THE PROBLEM: Pick out the lines below that contain the string "matplotlib" and copy them all.

DATASET EXTRACT:
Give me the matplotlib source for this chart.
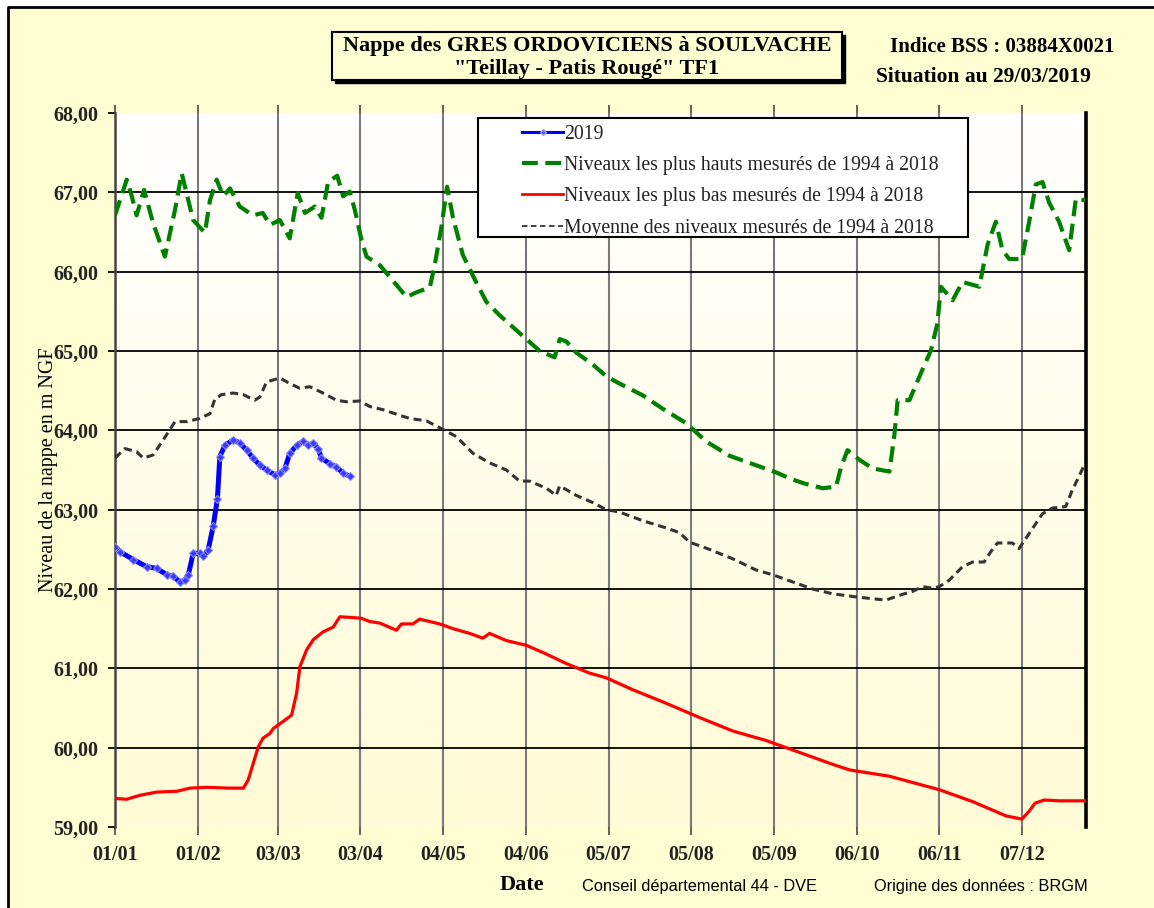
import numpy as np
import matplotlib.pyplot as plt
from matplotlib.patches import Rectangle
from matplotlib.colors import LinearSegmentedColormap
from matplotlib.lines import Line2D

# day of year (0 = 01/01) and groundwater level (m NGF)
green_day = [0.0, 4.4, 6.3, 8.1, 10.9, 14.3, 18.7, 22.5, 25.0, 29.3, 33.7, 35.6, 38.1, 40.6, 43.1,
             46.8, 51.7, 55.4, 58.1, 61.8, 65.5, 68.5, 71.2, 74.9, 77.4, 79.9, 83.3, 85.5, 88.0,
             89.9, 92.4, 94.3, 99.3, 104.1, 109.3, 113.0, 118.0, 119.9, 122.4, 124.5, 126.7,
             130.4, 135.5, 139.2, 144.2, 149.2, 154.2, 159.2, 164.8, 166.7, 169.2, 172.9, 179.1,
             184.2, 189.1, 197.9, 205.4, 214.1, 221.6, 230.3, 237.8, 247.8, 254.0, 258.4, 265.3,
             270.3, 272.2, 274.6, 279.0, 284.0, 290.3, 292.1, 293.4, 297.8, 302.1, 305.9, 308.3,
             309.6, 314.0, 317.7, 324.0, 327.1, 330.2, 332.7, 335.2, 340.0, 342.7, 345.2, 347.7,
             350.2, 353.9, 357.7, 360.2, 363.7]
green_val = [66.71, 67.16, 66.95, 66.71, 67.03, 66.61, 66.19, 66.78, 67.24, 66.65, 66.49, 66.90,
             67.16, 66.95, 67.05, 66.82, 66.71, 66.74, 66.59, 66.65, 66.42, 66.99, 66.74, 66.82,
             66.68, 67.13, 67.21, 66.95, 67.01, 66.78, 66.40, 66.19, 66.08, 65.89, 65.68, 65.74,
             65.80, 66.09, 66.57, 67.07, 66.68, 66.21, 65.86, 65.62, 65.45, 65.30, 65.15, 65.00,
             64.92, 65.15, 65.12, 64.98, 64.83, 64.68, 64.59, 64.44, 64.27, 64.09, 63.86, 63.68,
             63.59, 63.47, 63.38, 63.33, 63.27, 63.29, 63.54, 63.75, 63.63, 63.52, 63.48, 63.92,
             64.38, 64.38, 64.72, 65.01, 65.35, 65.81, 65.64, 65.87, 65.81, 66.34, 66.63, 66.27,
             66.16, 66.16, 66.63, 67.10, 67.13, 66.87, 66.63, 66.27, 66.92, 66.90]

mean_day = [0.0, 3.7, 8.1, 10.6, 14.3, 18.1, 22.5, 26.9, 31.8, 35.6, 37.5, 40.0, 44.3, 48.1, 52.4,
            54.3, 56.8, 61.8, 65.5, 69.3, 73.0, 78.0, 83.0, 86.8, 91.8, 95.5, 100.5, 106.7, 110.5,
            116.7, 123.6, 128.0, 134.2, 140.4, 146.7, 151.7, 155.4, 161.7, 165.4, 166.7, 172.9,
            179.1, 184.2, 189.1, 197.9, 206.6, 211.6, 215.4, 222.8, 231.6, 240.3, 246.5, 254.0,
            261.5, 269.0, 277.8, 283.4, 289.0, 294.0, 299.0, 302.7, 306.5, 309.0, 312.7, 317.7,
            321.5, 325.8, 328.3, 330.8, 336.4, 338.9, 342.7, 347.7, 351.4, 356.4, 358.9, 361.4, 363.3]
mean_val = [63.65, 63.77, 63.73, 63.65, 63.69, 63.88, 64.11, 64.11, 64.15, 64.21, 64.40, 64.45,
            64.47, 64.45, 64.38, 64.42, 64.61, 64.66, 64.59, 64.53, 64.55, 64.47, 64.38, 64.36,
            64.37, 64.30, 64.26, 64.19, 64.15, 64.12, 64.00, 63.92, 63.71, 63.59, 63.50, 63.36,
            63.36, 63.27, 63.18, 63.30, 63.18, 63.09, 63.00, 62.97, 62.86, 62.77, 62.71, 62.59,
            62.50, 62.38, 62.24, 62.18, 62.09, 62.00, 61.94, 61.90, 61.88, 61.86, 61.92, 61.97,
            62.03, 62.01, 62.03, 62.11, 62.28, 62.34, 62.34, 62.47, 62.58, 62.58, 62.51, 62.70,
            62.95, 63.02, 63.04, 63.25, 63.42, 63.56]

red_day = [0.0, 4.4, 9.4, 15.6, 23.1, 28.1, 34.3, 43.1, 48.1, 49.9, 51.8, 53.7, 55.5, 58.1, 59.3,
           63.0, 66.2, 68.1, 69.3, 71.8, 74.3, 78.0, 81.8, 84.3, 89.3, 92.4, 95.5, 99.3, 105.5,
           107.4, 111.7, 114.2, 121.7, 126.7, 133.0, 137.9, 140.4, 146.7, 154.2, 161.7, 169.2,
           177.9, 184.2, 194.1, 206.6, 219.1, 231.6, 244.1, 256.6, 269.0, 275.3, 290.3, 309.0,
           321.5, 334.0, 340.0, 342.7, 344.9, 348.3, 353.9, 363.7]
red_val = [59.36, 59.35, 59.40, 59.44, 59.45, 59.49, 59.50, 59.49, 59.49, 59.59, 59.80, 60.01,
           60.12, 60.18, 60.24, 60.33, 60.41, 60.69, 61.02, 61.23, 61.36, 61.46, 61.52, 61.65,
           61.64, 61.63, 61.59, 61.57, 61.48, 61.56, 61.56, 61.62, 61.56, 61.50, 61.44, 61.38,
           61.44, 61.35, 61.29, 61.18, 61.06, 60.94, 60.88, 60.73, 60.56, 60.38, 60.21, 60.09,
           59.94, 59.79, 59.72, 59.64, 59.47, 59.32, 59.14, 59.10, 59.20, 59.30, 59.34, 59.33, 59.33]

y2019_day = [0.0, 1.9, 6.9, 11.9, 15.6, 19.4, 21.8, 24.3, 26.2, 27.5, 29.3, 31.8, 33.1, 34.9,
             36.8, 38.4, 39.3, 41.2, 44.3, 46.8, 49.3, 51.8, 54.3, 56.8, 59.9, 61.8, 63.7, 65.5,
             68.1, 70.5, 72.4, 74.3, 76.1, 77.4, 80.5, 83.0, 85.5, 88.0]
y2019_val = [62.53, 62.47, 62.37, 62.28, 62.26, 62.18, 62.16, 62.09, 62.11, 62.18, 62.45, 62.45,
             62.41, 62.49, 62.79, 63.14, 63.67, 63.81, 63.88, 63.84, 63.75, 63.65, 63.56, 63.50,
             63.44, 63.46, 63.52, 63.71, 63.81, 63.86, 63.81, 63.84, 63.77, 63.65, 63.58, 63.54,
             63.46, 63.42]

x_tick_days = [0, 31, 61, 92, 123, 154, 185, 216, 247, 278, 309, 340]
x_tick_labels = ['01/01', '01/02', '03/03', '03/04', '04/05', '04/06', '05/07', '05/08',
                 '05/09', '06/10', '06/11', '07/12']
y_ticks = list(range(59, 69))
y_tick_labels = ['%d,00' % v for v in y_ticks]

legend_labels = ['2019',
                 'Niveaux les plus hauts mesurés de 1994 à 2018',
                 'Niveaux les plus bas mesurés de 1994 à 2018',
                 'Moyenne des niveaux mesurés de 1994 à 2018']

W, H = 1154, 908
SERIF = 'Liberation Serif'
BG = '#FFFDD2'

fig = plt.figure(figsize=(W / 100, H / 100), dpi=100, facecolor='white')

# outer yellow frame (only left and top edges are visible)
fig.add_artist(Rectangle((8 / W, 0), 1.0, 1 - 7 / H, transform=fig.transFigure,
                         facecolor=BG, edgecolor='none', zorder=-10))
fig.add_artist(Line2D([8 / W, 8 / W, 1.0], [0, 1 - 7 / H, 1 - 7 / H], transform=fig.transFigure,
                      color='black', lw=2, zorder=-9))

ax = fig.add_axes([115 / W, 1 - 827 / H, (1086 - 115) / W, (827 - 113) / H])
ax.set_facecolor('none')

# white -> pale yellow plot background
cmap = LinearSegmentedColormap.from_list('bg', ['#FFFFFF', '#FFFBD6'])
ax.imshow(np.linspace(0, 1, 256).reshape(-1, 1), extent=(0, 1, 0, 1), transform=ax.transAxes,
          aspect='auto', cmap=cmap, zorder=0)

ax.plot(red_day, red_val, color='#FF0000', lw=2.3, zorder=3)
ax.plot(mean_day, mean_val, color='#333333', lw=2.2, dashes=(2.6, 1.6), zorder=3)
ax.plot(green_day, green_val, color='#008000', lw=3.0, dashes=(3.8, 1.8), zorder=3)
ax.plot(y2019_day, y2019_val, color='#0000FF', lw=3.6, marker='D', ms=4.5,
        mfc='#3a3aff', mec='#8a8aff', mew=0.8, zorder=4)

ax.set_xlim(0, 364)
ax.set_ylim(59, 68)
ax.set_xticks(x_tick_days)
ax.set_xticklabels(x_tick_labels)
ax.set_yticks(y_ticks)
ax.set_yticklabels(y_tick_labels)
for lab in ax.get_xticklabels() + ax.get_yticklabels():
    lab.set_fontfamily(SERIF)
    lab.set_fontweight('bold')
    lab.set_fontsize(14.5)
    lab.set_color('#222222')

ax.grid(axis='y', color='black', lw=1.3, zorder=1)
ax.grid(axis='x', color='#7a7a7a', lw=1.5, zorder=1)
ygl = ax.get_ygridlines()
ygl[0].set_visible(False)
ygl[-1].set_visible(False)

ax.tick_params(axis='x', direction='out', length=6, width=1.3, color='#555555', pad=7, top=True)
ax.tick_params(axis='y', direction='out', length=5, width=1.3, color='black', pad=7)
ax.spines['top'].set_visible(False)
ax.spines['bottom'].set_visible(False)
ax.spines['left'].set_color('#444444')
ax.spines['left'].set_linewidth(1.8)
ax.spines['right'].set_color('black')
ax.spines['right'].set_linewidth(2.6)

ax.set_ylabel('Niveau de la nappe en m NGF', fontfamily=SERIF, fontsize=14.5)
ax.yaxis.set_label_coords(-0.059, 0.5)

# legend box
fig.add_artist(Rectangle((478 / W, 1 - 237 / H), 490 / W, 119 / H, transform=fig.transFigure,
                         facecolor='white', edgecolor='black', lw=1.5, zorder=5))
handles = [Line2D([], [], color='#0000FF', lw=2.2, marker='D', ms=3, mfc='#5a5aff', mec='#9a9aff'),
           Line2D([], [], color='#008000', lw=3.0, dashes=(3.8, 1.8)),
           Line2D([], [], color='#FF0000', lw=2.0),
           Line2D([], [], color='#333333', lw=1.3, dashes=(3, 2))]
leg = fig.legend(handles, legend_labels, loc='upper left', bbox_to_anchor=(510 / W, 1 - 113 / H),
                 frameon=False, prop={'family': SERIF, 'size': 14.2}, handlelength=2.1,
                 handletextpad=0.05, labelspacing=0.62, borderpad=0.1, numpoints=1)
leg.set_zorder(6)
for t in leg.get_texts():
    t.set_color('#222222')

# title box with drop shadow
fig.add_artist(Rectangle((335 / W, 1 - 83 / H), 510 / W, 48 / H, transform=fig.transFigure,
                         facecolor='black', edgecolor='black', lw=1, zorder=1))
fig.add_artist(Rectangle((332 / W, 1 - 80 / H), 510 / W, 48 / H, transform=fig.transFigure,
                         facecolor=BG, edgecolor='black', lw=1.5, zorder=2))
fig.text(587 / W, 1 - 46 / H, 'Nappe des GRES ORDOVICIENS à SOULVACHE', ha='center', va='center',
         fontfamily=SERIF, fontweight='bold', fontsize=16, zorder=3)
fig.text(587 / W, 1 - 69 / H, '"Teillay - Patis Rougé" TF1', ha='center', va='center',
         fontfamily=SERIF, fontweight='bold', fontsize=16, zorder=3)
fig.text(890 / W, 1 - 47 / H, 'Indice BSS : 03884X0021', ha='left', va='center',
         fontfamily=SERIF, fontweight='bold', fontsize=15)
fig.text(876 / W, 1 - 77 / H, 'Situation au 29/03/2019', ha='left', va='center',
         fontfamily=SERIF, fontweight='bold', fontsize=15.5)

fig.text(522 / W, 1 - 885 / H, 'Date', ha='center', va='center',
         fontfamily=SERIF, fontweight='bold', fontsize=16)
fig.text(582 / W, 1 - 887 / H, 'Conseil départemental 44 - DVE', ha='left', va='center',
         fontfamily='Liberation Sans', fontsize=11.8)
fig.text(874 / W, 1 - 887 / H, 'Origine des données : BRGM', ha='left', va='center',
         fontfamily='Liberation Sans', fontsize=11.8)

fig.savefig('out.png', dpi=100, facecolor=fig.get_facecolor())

SOLUTION TO THIS TASK:
Give me the matplotlib source for this chart.
import matplotlib.pyplot as plt
from matplotlib.patches import Rectangle
from matplotlib.colors import LinearSegmentedColormap
from matplotlib.lines import Line2D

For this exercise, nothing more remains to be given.